Formula 1 CEO Chase Carey has attributed the decision to cancel the Formula 1 Rolex Australian Grand Prix to an “accumulation of facts” in recent days.
The cancellation was only announced by the Australian Grand Prix Corporation (AGPC) at 10:10 local time, less than two hours prior to the scheduled start of F1 Practice 1 at Albert Park.
According to that AGPC statement, it was “advised by Formula 1 of their intention to cancel all Formula 1 activity” at 09:00 local time.
Carey acknowledged that the returning of a positive test for coronavirus for one of McLaren’s team members, precipitating that team’s withdrawal from the round, was a pivotal moment.
However, he cited broader developments globally and in Australia as being just as significant factors, if not more so.
“I think there were an accumulation of facts that led to the decision,” said Carey.
“Certainly, the infection from the McLaren individual was one, but really the situation has continued to change rapidly.
“You go back and look four days ago; you had very different situations around the world, whether in Europe or the US, or various events, and so it is an evolving situation. All those facts are part of what we deal with.
“There obviously were other individuals being tested here, so clearly the situation here was very different than it was Sunday when you had an event with close to 100,000 people (Women’s Twenty20 World Cup Final) here on the ground.
“We’re a sport travelling around the world that really started moving everything here last weekend, so there is a lead time to what we do.
“In hindsight, obviously it looks different, but when things were changing as rapidly as they were, I think we were dealing with it in real time.”
There remain unconfirmed reports that multiple drivers including Sebastian Vettel and Kimi Raikkonen flew out of the country in the early hours of Friday morning.

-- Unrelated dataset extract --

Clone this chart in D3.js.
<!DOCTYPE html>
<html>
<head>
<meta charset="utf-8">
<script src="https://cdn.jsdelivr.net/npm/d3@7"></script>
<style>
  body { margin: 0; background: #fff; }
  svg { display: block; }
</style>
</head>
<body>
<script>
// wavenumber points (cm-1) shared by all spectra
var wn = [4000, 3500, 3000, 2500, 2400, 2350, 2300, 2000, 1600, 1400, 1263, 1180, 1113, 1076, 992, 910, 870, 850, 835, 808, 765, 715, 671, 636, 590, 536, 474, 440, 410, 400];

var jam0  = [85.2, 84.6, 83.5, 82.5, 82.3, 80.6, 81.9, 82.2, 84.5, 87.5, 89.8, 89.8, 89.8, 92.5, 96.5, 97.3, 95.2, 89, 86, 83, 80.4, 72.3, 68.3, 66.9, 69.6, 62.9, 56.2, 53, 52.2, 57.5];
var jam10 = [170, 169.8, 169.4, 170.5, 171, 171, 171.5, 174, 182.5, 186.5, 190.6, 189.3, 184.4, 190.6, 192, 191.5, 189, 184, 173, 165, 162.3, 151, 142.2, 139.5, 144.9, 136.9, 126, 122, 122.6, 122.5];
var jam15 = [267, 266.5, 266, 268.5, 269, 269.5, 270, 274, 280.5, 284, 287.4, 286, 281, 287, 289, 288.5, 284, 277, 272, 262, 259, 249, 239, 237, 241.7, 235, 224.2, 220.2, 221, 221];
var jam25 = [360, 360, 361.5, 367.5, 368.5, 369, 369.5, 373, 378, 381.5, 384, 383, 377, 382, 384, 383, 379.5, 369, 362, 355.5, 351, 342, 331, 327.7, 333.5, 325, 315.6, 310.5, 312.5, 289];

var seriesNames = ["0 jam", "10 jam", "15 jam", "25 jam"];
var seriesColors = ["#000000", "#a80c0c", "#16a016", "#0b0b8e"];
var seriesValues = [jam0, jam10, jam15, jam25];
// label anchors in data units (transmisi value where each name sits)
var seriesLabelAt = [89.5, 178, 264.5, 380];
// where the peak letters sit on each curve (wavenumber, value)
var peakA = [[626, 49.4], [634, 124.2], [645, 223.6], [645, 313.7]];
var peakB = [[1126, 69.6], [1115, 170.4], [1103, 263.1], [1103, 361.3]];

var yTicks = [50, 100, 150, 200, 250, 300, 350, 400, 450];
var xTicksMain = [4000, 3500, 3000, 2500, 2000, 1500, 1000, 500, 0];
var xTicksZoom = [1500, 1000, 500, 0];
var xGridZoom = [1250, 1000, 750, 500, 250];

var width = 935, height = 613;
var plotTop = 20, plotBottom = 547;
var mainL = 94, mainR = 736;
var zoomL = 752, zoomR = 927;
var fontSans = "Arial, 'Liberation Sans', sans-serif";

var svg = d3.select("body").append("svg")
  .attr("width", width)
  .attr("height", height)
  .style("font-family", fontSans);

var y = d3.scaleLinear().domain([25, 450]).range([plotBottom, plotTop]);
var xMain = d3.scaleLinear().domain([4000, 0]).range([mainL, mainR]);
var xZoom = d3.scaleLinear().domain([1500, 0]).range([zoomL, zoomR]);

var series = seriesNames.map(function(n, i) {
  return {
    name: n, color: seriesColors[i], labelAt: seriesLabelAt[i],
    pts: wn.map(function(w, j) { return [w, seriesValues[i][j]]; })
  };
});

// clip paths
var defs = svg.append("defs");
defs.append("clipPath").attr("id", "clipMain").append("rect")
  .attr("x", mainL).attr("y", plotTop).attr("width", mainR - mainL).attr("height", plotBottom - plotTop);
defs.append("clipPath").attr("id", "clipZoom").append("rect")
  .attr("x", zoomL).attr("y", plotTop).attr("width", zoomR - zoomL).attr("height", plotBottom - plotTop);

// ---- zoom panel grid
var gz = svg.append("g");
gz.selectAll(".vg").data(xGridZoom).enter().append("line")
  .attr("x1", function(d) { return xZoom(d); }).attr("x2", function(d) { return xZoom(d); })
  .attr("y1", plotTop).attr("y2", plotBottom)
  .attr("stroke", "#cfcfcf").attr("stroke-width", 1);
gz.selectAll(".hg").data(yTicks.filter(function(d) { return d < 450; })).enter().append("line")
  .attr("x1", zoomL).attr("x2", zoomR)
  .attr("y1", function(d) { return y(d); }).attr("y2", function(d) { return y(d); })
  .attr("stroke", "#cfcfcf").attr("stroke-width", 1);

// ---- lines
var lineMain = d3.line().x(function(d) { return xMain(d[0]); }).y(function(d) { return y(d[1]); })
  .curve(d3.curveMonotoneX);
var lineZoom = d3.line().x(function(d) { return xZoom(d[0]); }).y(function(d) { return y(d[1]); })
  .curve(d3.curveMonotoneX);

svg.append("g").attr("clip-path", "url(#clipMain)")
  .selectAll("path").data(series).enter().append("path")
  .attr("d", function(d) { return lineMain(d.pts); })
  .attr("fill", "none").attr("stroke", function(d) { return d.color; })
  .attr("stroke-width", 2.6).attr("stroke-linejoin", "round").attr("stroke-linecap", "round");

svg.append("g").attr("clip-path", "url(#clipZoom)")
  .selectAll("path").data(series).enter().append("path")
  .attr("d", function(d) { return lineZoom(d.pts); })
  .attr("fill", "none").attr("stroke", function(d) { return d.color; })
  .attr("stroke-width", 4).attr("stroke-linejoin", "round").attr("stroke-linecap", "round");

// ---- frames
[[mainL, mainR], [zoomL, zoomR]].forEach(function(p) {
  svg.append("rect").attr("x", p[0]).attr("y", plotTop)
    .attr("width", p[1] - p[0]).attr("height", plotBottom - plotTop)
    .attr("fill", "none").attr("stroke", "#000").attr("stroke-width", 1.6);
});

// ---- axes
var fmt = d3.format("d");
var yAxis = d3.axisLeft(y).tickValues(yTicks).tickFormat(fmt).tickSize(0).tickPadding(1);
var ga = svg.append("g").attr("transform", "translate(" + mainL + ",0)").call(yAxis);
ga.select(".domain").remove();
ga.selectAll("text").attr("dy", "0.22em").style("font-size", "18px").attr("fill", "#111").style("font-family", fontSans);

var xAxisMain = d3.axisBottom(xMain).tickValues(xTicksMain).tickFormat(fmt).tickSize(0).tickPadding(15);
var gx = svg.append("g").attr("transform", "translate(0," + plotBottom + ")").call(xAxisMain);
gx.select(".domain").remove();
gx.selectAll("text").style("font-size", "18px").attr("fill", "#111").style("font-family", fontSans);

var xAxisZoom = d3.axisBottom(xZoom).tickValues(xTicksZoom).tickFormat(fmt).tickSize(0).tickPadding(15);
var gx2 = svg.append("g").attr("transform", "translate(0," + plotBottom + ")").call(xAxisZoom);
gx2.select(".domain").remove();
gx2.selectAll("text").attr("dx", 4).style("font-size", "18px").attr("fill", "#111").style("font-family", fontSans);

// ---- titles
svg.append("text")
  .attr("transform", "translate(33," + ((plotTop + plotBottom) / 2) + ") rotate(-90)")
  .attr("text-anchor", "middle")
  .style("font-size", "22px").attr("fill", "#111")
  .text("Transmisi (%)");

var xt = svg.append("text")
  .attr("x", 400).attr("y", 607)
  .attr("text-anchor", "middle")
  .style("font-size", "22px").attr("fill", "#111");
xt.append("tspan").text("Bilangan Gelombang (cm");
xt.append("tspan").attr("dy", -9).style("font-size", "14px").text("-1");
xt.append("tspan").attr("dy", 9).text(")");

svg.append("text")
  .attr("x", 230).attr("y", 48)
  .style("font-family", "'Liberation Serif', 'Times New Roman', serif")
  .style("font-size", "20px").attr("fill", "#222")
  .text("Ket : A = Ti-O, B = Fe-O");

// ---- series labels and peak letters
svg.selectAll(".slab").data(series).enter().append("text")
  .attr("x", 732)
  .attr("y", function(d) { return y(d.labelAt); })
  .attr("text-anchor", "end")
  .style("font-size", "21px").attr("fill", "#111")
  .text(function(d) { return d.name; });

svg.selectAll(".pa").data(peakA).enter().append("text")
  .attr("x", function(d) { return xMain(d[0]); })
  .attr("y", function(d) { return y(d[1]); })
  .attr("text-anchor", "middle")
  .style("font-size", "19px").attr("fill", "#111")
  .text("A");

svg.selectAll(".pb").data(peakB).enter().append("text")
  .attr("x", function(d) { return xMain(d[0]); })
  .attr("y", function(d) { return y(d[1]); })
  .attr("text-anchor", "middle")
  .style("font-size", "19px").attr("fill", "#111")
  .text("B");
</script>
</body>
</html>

AGPC Chairman Paul Little claimed to not be aware of those departures and said that they were not a factor in the decision, but did refer specifically to the McLaren crew member’s diagnosis.

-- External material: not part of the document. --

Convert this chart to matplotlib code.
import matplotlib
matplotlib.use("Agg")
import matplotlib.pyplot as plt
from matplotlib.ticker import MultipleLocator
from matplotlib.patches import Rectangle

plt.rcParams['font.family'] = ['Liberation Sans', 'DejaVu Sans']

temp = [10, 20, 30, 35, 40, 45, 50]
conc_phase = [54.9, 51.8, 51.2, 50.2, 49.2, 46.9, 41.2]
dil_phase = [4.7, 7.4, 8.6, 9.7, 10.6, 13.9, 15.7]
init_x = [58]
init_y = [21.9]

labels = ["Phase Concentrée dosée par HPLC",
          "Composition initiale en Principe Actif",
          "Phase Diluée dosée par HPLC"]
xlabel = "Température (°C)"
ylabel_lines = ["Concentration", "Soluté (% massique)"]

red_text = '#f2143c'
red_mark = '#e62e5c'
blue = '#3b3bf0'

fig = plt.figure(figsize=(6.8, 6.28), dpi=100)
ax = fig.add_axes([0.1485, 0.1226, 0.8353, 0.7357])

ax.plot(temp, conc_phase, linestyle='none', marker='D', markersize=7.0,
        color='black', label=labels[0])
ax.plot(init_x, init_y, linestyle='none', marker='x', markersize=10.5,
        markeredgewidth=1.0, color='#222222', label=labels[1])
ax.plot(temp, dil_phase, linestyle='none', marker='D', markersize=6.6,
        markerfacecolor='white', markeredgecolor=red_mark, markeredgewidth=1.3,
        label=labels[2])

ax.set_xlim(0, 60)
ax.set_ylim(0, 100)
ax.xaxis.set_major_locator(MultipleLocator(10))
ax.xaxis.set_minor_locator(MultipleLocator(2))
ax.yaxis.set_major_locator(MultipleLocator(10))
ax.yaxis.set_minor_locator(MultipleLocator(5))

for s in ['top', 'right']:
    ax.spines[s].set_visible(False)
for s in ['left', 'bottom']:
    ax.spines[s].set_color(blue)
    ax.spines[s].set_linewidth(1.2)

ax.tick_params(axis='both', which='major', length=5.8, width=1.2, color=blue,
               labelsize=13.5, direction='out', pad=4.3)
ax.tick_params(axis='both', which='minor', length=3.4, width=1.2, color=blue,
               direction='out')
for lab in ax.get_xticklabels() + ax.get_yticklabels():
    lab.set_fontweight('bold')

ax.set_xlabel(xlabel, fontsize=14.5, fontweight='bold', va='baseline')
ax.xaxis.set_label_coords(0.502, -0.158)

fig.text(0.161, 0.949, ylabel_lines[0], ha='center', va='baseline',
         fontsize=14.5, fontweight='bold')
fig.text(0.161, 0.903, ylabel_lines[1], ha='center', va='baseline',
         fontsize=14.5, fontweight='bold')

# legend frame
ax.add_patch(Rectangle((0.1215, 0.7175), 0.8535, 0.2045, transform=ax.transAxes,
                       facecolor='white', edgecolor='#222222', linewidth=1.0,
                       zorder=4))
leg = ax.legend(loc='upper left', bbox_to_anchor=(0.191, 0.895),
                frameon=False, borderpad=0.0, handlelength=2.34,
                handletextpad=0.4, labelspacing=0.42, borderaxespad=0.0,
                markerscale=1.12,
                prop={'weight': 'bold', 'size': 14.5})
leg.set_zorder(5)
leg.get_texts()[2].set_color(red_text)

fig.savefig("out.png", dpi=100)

“We certainly weren’t aware of anyone leaving,” stated Little.
“If that was the case, we didn’t know about it.
“Look, I think it was the McLaren test coming back as a positive test was obviously something that needed to be addressed medically.
“The medical people met overnight in relation to that, who that individual had contact with.

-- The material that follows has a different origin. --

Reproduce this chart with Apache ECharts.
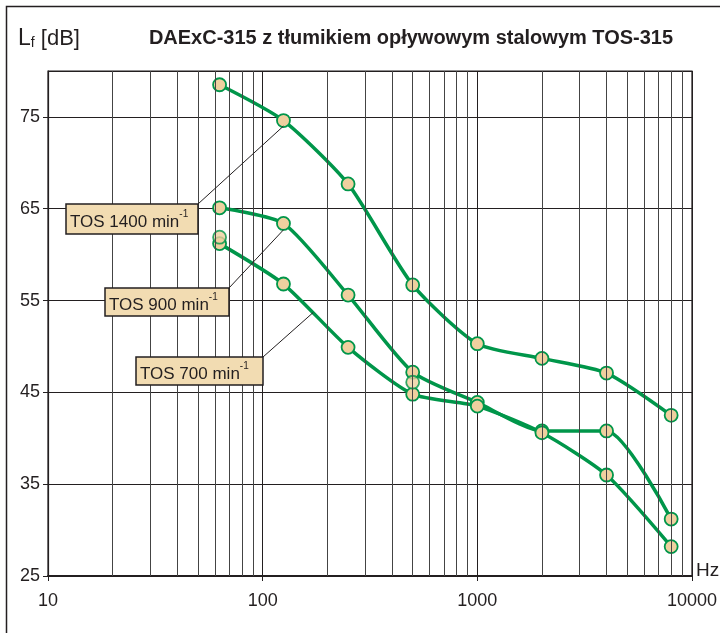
<!DOCTYPE html>
<html>
<head>
<meta charset="utf-8">
<script src="https://cdn.jsdelivr.net/npm/echarts@6/dist/echarts.min.js"></script>
<style>
  html, body { margin: 0; padding: 0; background: #fff; }
  #chart { width: 720px; height: 633px; }
</style>
</head>
<body>
<div id="chart"></div>
<script>
// frequencies [Hz] and levels [dB]
const freqs = [63, 125, 250, 500, 1000, 2000, 4000, 8000];
const tos1400 = [78.5, 74.6, 67.7, 56.7, 50.3, 48.7, 47.1, 42.5];
const tos900 = [65.1, 63.4, 55.6, 47.2, 43.9, 40.8, 40.8, 31.2];
const tos700 = [61.2, 56.8, 49.9, 44.8, 43.5, 40.6, 36.0, 28.2];
// stray markers drawn on top of each other in the original
const extraPts = [[63, 61.9], [500, 46.1]];

const xTickLabels = [10, 100, 1000, 10000];
const minorGrid = [20, 30, 40, 50, 60, 70, 80, 90,
  200, 300, 400, 500, 600, 700, 800, 900,
  2000, 3000, 4000, 5000, 6000, 7000, 8000, 9000];

const green = '#00964A';
const dot = '#EFD09F';
const ink = '#231F20';
const font = 'Arial, "Liberation Sans", sans-serif';

function pairs(ys) {
  return freqs.map((f, i) => [f, ys[i]]);
}

function curve(name, ys) {
  return {
    name: name,
    type: 'line',
    data: pairs(ys),
    smooth: 0.22,
    symbol: 'circle',
    symbolSize: 13,
    lineStyle: { color: green, width: 3.5 },
    itemStyle: { color: dot, borderColor: green, borderWidth: 1.8 },
    z: 3
  };
}

let chart = echarts.init(document.getElementById('chart'), null, { renderer: 'canvas' });

let option = {
  animation: false,
  backgroundColor: '#fff',
  grid: {
    left: 48, right: 28, top: 71, bottom: 57,
    show: true, borderColor: ink, borderWidth: 1.2
  },
  xAxis: {
    type: 'log',
    logBase: 10,
    min: 10,
    max: 10000,
    axisLine: { lineStyle: { color: ink, width: 2 } },
    axisTick: { show: true, length: 5, lineStyle: { color: ink } },
    axisLabel: {
      color: ink, fontSize: 18, fontFamily: font, margin: 16,
      formatter: v => xTickLabels.includes(Math.round(v)) ? String(Math.round(v)) : ''
    },
    splitLine: { show: true, lineStyle: { color: ink, width: 1 } }
  },
  yAxis: {
    type: 'value',
    min: 25,
    max: 80,
    interval: 10,
    axisLine: { show: true, lineStyle: { color: ink, width: 1.2 } },
    axisTick: { show: true, length: 5, lineStyle: { color: ink } },
    axisLabel: {
      color: ink, fontSize: 18, fontFamily: font, margin: 8,
      showMaxLabel: false,
      formatter: v => v === 80 ? '' : String(v)
    },
    splitLine: { show: true, lineStyle: { color: ink, width: 1 } }
  },
  series: [
    {
      name: 'minor',
      type: 'line',
      data: [],
      silent: true,
      markLine: {
        symbol: 'none',
        silent: true,
        label: { show: false },
        lineStyle: { color: '#444', width: 1, type: 'solid' },
        data: minorGrid.map(f => ({ xAxis: f }))
      },
      z: 1
    },
    curve('TOS 1400', tos1400),
    curve('TOS 900', tos900),
    curve('TOS 700', tos700),
    {
      name: 'extra',
      type: 'scatter',
      data: extraPts,
      symbol: 'circle',
      symbolSize: 13,
      itemStyle: { color: dot, borderColor: green, borderWidth: 1.8 },
      z: 4
    }
  ]
};

chart.setOption(option);

// labels with leader lines
const boxes = [
  { text: 'TOS 1400 min', x: 66, y: 204, w: 132, h: 30, anchor: [125, 74.0] },
  { text: 'TOS 900 min', x: 105, y: 288, w: 124, h: 28, anchor: [125, 62.7] },
  { text: 'TOS 700 min', x: 136, y: 357, w: 127, h: 28, anchor: [172, 53.7] }
];

let gfx = [
  {
    type: 'rect', shape: { x: 6.5, y: 6.5, width: 800, height: 800 },
    style: { fill: 'none', stroke: ink, lineWidth: 1.5 }, silent: true
  },
  {
    type: 'text', x: 18, y: 24,
    style: {
      text: '{l|L}{f|f}{d| [dB]}',
      rich: {
        l: { fontSize: 23, fontFamily: font, fill: ink, verticalAlign: 'bottom', lineHeight: 26 },
        f: { fontSize: 14, fontFamily: font, fill: ink, verticalAlign: 'bottom', lineHeight: 22 },
        d: { fontSize: 22, fontFamily: font, fill: ink, verticalAlign: 'bottom', lineHeight: 26 }
      }
    }
  },
  {
    type: 'text', x: 411, y: 38,
    style: {
      text: 'DAExC-315 z tłumikiem opływowym stalowym TOS-315',
      fontSize: 20, fontWeight: 'bold', fontFamily: font, fill: ink,
      align: 'center', verticalAlign: 'middle'
    }
  },
  {
    type: 'text', x: 696, y: 571,
    style: { text: 'Hz', fontSize: 19, fontFamily: font, fill: ink, verticalAlign: 'middle' }
  }
];

boxes.forEach(b => {
  const p = chart.convertToPixel({ gridIndex: 0 }, b.anchor);
  gfx.push({
    type: 'line',
    shape: { x1: b.x + b.w, y1: b.y, x2: p[0], y2: p[1] },
    style: { stroke: ink, lineWidth: 1 },
    z: 5
  });
  gfx.push({
    type: 'rect',
    shape: { x: b.x, y: b.y, width: b.w, height: b.h },
    style: { fill: '#F2DCB2', stroke: ink, lineWidth: 1.5 },
    z: 6
  });
  gfx.push({
    type: 'text',
    x: b.x + 4, y: b.y + b.h / 2 + 1,
    style: {
      text: '{a|' + b.text + '}{s|-1}',
      verticalAlign: 'middle',
      rich: {
        a: { fontSize: 17, fontFamily: font, fill: ink, lineHeight: 22, verticalAlign: 'bottom' },
        s: { fontSize: 10, fontFamily: font, fill: ink, lineHeight: 22, verticalAlign: 'top' }
      }
    },
    z: 7
  });
});

chart.setOption({ graphic: gfx });
</script>
</body>
</html>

“Obviously, the impact on the McLaren team was going to be very significant there too, and there were some other events, medically, evolving around the world that, I think, led to the decision for the medical officer to change his view about being able to run an event today versus not being able to run an event today.
“It was pretty clear-cut and all the way through this, we haven’t questioned the input from that critical source for us.”
Carey also alluded to disagreement among some parties during overnight discussions about whether or not to proceed with the Australian Grand Prix, but said that it was a joint decision in the end.
“In terms of the decision, we spent the last evening really getting input from everybody,” he explained, although it is believed Ross Brawn, F1’s Managing Director of Motorsport, was involved in those discussions and not Carey, who was in transit from Vietnam.
“It was a joint decision; the FIA, our Australian partners, ourselves, certainly input from the teams.
“As would be expected, there are a range of views; we’re dealing with things (in) real time, in a very difficult, challenging situation.
“Were there differing views and differing opinions? Yes, and I think that’s what everybody tried to wrestle through, but I think we got to the right place and we all agree we made the right decision.”
Since Carey spoke, the Bahrain and Vietnam races have also been postponed, a status already applying to the Chinese Grand Prix, meaning May’s Dutch Grand Prix is provisionally the first round of the season.